It was Ben Franklin who said that “a failure to plan is a plan to fail” – and he was absolutely right. Many senior executives at IT manufacturers and ISVs have abandoned their channel efforts claiming lack of results. But the underlying reason behind a lack of results is often a lack of cogent planning.
In an earlier article, we focused on what happens when you focus on the last word in “Channel Account Manager” (CAM): manager. The best CAMs (or PAMs if you prefer) adopt this attitude, helping their partners manage their businesses. Other CAMs are driven to become nothing more than the “pipeline police.” This provides little value to the partners and can be a sure path to channel failure.
Success Planning
In the channel, success is shared.
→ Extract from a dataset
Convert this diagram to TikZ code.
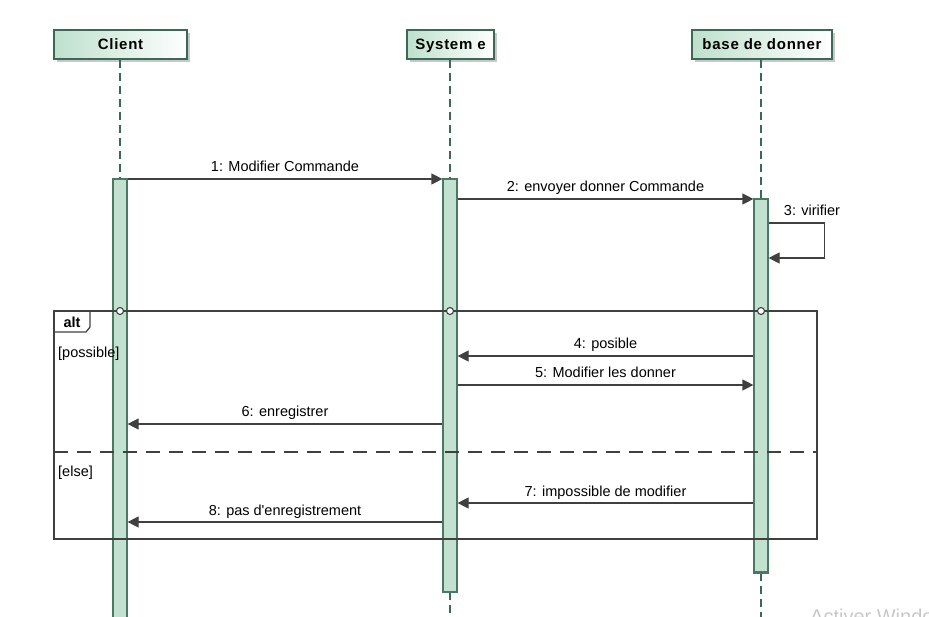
\documentclass[tikz,border=0pt]{standalone}
\usepackage{fontspec}
\setmainfont{Liberation Sans}[Ligatures=TeXOff]
\usetikzlibrary{arrows.meta,shadows}
\definecolor{hdrfill}{RGB}{190,224,205}
\definecolor{hdrline}{RGB}{60,105,85}
\definecolor{actfill}{RGB}{194,225,208}
\definecolor{actline}{RGB}{75,120,98}
\definecolor{msg}{RGB}{64,64,64}
\definecolor{shadowgray}{RGB}{200,200,200}
\definecolor{wmark}{RGB}{200,200,200}
\begin{document}
\begin{tikzpicture}[x=1pt,y=-1pt,
  header/.style={draw=hdrline, line width=1.2pt, left color=hdrfill, right color=white,
    font=\fontsize{15}{17}\selectfont\bfseries\addfontfeature{LetterSpace=5}, inner sep=0pt, minimum height=29pt,
    text height=12.5pt, text depth=1.5pt,
    drop shadow={shadow xshift=3pt, shadow yshift=-3pt, fill=shadowgray, opacity=1}},
  act/.style={draw=actline, fill=actfill, line width=1.2pt, inner sep=0pt, minimum width=14pt},
  life/.style={draw=hdrline, line width=1.1pt, dash pattern=on 8pt off 5pt},
  msgarrow/.style={draw=msg, line width=1.2pt, -{Triangle[length=11pt,width=11pt]}},
  lbltxt/.style={font=\fontsize{14.5}{16}\selectfont, text=black, inner sep=0pt},
  lbl/.style={lbltxt, anchor=base, yshift=7pt},
  frame/.style={draw=msg, line width=1.2pt},
  sep/.style={draw=msg, line width=1.2pt, dash pattern=on 14pt off 9pt},
  guard/.style={anchor=base west, font=\fontsize{14.5}{16}\selectfont, inner sep=0pt},
  knot/.style={circle, draw=msg, fill=white, line width=1.1pt, minimum size=7pt, inner sep=0pt}
]
\useasboundingbox (0,0) rectangle (929,617);

% headers
\node[header, minimum width=133pt] (hC) at (120.5,44.5) {Client};
\node[header, minimum width=87pt]  (hS) at (450.5,44.5) {System e};
\node[header, minimum width=140pt] (hB) at (762,44.5) {base de donner};

% row coordinates
\coordinate (r1) at (0,179);
\coordinate (r2) at (0,199);
\coordinate (r3a) at (0,223);
\coordinate (r3b) at (0,258);
\coordinate (rf) at (0,311);
\coordinate (r4) at (0,356);
\coordinate (r5) at (0,385);
\coordinate (r6) at (0,424);
\coordinate (r7) at (0,503);
\coordinate (r8) at (0,522);

% lifelines
\coordinate (lC) at (120,179);
\coordinate (lS) at (450,179);
\coordinate (lB) at (761,199);
\draw[life] (hC.south -| lC) -- (lC);
\draw[life] (hS.south -| lS) -- (lS);
\draw[life] (hB.south -| lB) -- (lB);
\coordinate (eS) at (450,620);
\coordinate (eB) at (761,620);
\draw[life] (450,592) -- (eS);
\draw[life] (761,573) -- (eB);

% activation bars
\node[act, minimum height=446pt] (aC) at (120,402) {};
\node[act, minimum height=413pt] (aS) at (450,385.5) {};
\node[act, minimum height=374pt] (aB) at (761,386) {};
\draw[actline, line width=1pt] ([yshift=2pt]aB.south west) -- ([yshift=2pt]aB.south east);

% messages before the fragment
\draw[msgarrow] (aC.east |- r1) -- node[lbl]{1: Modifier Commande} (aS.west |- r1);
\draw[msgarrow] (aS.east |- r2) -- node[lbl]{2: envoyer donner Commande} (aB.west |- r2);
\draw[msgarrow] (aB.east |- r3a) -- ++(56,0) |- (aB.east |- r3b);
\node[lbltxt, anchor=base] (l3) at (812,216) {3: virifier};

% alt frame
\coordinate (fTL) at (54,311);
\coordinate (fBR) at (817,539);
\draw[frame] (fTL) rectangle (fBR);
\draw[frame] (54,332) -- (86,332) -- (90,327) -- (90,311);
\node[font=\fontsize{14.5}{16}\selectfont\bfseries, inner sep=0pt] (alt) at (72,322) {alt};
\node[knot] (k1) at (aC |- rf) {};
\node[knot] (k2) at (aS |- rf) {};
\node[knot] (k3) at (aB |- rf) {};
\node[guard] (g1) at (58,358) {[possible]};
\coordinate (sL) at (54,452);
\coordinate (sR) at (817,452);
\draw[sep] (sL) -- (sR);
\node[guard] (g2) at (58,476) {[else]};

% messages inside the fragment
\draw[msgarrow] (aB.west |- r4) -- node[lbl]{4: posible} (aS.east |- r4);
\draw[msgarrow] (aS.east |- r5) -- node[lbl]{5: Modifier les donner} (aB.west |- r5);
\draw[msgarrow] (aS.west |- r6) -- node[lbl]{6: enregistrer} (aC.east |- r6);
\draw[msgarrow] (aB.west |- r7) -- node[lbl]{7: impossible de modifier} (aS.east |- r7);
\draw[msgarrow] (aS.west |- r8) -- node[lbl]{8: pas d'enregistrement} (aC.east |- r8);

% watermark
\node[anchor=base west, inner sep=0pt, text=wmark, font=\fontsize{20}{22}\selectfont] (wm) at (810,623) {Activer Windows};
\end{tikzpicture}
\end{document}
That’s the whole point. You want to see each and every partner succeed. Your CAM succeeds when the aggregate of their partners succeed. Your regional directors aggregate the success of their CAMs, and your channel chief shares in your success which is the aggregate of everyone’s success.
The success planning process, then, begins with establishing your company goals for revenue and profit. As with all big goals, you then break yours down into smaller pieces and assign each piece to your sales regions. The regional directors, in turn, break theirs down into an assigned quota for each CAM. The CAM must then find enough partners with enough opportunity to exceed their quota. This requires exploring opportunities with each partner but offers a far more meaningful and proactive exploration.
Here’s where your CAM filling the role of consulting or advisory manager comes in.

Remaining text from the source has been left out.